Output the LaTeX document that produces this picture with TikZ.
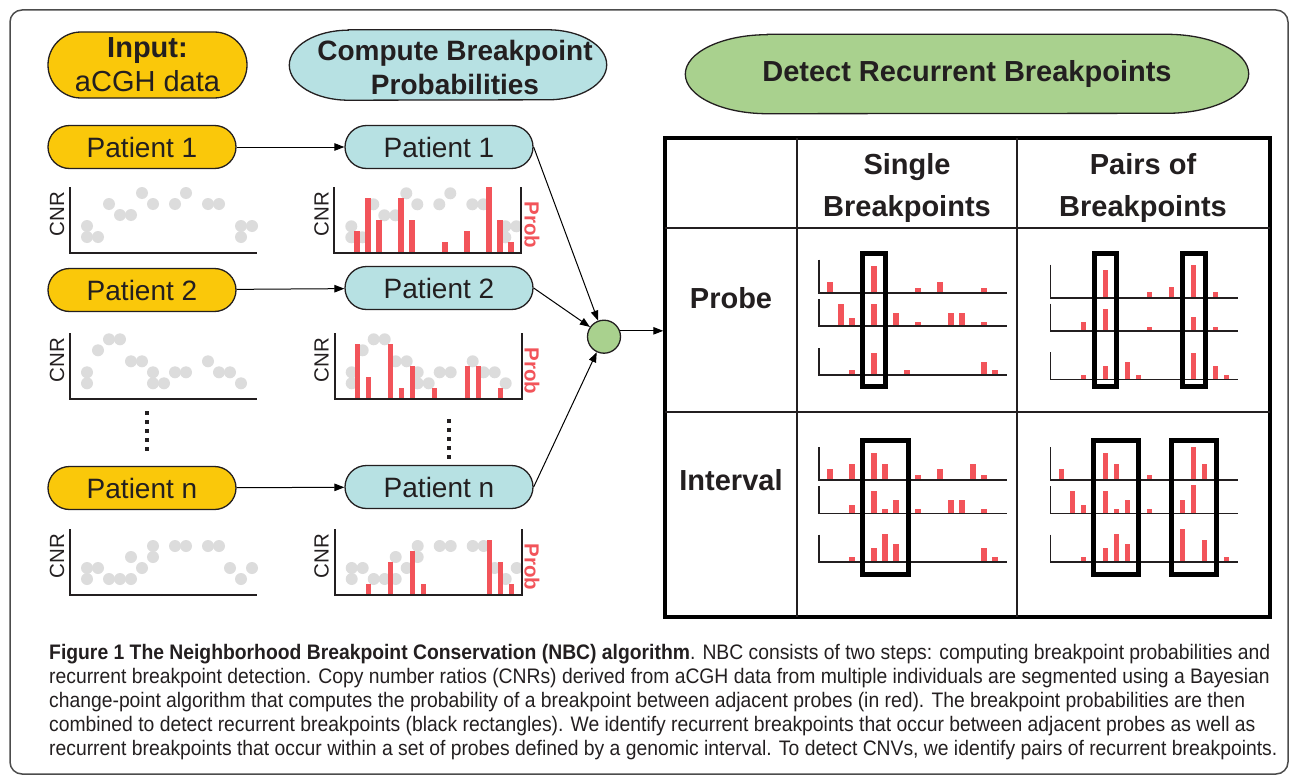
...
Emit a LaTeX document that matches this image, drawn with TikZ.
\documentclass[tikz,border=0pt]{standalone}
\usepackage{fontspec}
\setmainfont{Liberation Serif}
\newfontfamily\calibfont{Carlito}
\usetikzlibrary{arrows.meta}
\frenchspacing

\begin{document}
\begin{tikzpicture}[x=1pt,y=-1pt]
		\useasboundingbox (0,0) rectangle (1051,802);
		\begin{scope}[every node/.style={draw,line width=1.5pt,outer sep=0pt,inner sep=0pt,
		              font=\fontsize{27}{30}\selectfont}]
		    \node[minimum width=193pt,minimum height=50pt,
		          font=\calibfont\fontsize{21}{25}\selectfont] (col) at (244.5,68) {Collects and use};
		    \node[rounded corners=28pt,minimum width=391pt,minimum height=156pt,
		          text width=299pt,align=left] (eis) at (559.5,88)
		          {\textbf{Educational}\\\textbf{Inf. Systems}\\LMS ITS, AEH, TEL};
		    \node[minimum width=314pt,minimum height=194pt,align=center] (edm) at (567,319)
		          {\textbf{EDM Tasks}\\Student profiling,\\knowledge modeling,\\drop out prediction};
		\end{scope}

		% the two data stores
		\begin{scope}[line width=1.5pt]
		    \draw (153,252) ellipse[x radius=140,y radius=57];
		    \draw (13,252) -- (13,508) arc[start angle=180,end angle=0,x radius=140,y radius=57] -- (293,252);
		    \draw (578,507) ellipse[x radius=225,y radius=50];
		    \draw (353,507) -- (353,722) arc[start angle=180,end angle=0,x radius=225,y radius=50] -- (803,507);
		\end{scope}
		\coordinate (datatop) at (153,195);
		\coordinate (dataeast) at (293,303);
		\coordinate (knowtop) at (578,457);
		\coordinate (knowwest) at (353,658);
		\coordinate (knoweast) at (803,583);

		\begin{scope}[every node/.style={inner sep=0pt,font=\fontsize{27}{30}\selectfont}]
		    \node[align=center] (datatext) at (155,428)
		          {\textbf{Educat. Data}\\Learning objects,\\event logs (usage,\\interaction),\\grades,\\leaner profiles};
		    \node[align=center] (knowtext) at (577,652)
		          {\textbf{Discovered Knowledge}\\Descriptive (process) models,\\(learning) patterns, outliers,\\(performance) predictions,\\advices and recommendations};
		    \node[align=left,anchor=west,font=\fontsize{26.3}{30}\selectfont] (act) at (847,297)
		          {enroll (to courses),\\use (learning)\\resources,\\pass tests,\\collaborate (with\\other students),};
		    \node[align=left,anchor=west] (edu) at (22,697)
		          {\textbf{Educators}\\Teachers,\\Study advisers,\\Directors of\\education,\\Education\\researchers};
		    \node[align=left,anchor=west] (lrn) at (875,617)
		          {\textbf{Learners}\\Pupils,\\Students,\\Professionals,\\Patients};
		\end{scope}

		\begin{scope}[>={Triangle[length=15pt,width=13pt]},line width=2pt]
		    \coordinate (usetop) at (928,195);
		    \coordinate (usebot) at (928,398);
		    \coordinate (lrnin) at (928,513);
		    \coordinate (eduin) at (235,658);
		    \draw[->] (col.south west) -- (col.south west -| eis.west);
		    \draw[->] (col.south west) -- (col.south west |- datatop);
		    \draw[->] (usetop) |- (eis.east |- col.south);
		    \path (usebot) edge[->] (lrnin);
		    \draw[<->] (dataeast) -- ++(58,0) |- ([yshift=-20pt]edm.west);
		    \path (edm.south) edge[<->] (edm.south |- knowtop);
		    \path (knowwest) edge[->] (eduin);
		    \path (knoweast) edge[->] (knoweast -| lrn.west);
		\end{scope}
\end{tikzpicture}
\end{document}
---
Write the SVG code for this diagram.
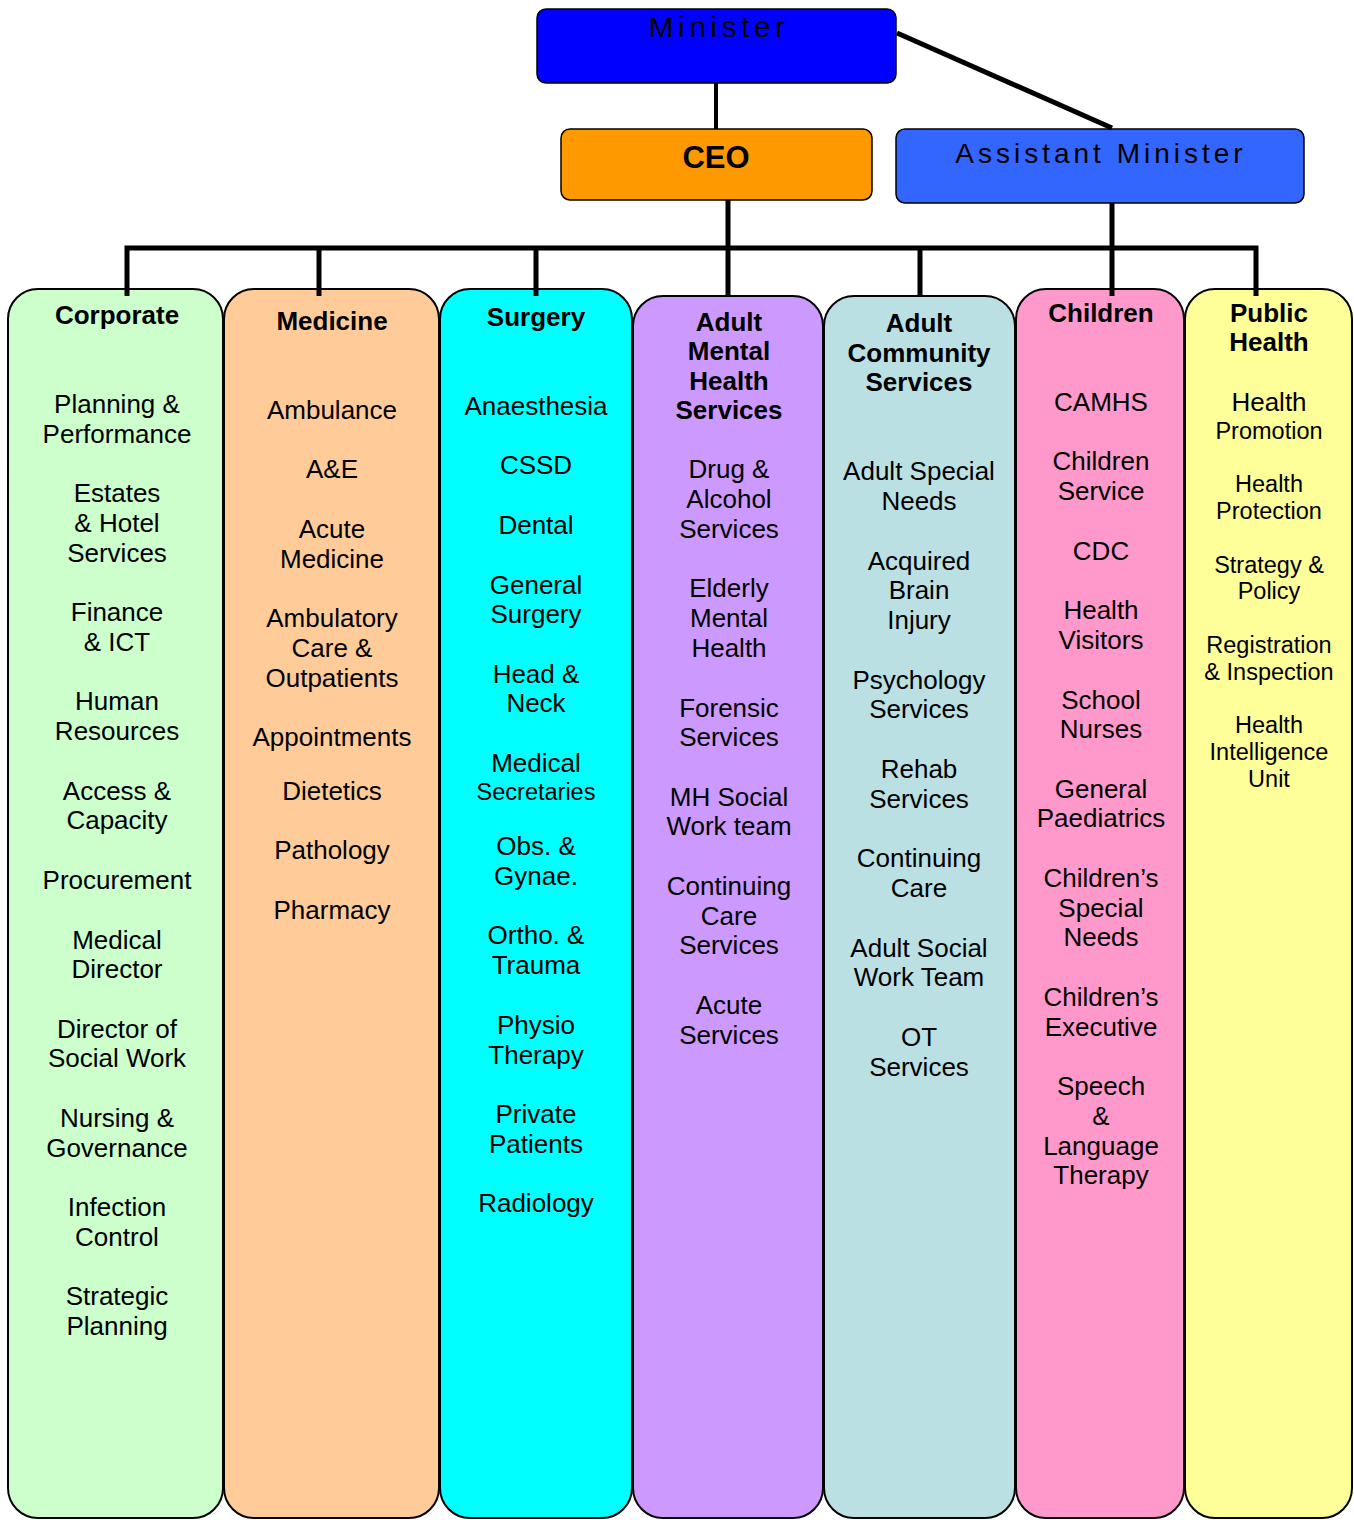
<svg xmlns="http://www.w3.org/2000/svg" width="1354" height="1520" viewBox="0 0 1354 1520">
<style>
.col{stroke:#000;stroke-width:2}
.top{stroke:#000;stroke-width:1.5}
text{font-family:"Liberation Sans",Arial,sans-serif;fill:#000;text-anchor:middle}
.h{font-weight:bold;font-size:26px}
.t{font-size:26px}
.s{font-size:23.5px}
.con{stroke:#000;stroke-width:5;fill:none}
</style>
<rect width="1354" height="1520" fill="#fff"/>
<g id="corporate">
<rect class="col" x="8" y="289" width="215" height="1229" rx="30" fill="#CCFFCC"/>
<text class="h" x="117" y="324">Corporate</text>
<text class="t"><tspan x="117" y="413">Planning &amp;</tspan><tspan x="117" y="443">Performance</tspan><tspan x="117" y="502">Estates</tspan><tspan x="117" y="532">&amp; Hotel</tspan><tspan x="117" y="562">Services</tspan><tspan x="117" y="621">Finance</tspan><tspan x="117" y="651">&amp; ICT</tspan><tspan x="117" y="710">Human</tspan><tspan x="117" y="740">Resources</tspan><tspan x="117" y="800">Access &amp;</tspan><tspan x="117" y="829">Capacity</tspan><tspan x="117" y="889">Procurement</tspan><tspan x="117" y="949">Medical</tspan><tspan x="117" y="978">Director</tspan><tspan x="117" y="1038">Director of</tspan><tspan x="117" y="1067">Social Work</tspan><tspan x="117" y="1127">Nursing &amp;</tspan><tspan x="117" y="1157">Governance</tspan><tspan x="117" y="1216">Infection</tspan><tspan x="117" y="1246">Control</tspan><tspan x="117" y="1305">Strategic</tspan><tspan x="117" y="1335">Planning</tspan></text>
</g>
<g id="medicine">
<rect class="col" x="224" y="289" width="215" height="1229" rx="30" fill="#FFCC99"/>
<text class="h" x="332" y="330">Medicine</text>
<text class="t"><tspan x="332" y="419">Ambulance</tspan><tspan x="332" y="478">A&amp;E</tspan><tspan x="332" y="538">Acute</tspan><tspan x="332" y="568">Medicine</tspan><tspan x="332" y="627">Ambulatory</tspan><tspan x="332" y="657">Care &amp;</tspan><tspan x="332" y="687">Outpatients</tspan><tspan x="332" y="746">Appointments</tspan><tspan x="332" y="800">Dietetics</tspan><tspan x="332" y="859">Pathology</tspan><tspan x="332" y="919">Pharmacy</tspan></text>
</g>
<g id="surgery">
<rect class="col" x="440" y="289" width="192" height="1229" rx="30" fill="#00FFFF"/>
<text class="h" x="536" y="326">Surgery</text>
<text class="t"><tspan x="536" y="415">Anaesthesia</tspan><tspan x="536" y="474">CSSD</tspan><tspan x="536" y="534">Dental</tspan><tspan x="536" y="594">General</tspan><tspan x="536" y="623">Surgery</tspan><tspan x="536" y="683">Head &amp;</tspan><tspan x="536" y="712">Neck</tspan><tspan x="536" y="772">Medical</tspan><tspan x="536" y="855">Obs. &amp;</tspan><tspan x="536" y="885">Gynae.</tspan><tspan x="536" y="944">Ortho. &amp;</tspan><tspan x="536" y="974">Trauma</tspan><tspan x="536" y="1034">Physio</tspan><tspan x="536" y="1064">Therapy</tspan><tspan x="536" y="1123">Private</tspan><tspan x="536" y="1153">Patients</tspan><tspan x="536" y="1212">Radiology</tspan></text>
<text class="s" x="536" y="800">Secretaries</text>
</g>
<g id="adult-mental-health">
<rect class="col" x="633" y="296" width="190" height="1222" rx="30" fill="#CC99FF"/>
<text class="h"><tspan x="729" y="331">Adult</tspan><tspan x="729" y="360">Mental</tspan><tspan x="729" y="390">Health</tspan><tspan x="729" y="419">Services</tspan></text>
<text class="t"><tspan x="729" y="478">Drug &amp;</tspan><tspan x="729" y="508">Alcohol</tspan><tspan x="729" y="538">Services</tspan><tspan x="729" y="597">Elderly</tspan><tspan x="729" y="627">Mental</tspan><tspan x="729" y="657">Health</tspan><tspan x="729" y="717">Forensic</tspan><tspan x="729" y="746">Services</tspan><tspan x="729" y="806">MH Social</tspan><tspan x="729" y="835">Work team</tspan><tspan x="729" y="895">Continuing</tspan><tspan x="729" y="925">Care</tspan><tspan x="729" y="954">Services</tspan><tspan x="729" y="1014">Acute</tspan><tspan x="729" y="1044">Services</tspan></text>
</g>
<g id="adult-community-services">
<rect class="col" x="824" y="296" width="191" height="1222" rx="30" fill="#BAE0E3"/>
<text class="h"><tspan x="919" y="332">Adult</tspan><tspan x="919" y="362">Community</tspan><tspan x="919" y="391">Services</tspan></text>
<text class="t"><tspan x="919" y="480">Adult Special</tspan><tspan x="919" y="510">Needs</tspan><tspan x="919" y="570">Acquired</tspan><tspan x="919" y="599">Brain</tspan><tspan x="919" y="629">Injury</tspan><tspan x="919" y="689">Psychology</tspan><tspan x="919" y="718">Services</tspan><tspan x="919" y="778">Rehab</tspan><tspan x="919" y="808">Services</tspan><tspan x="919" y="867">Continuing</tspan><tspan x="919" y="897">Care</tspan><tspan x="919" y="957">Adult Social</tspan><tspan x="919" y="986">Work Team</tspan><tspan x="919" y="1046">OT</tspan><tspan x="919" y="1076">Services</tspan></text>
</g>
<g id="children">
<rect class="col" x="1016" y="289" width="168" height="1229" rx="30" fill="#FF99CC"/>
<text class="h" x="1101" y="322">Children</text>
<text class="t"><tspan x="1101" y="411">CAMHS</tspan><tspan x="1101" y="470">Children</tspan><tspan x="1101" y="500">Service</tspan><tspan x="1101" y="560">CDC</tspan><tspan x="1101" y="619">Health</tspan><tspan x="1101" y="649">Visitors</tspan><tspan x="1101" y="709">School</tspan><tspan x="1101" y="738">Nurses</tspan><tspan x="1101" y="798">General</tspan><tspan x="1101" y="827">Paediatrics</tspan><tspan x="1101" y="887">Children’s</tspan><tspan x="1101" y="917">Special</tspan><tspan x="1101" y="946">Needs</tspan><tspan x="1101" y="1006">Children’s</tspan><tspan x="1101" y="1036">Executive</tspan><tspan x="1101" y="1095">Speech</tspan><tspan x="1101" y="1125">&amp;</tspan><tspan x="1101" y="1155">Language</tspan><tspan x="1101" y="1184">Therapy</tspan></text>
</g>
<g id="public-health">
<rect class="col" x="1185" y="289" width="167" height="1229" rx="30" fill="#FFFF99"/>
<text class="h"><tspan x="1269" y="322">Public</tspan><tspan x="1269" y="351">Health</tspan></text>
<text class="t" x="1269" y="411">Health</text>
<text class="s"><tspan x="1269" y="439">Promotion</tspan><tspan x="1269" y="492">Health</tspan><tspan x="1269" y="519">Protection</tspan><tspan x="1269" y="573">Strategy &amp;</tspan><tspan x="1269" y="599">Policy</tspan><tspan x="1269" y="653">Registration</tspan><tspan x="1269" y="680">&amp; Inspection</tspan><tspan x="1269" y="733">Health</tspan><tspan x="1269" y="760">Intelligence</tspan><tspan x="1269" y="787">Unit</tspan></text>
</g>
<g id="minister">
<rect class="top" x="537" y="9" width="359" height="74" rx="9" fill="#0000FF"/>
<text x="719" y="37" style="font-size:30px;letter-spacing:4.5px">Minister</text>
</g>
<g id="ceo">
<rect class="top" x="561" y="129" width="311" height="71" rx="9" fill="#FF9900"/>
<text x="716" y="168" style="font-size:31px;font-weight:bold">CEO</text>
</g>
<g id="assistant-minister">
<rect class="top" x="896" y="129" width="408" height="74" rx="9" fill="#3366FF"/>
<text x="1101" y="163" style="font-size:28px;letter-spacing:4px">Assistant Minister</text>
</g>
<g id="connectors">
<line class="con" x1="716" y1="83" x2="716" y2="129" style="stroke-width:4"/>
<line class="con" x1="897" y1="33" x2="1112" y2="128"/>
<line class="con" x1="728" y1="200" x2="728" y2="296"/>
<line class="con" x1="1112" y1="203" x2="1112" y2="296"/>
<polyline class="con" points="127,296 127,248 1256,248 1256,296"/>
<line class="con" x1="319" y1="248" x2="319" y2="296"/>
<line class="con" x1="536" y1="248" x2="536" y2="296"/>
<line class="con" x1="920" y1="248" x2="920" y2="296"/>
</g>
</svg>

| Required work |
Above are the records. Copy every line in them holding "LaTeX".

| Completed exercise |
Output the LaTeX document that produces this picture with TikZ.
Emit a LaTeX document that matches this image, drawn with TikZ.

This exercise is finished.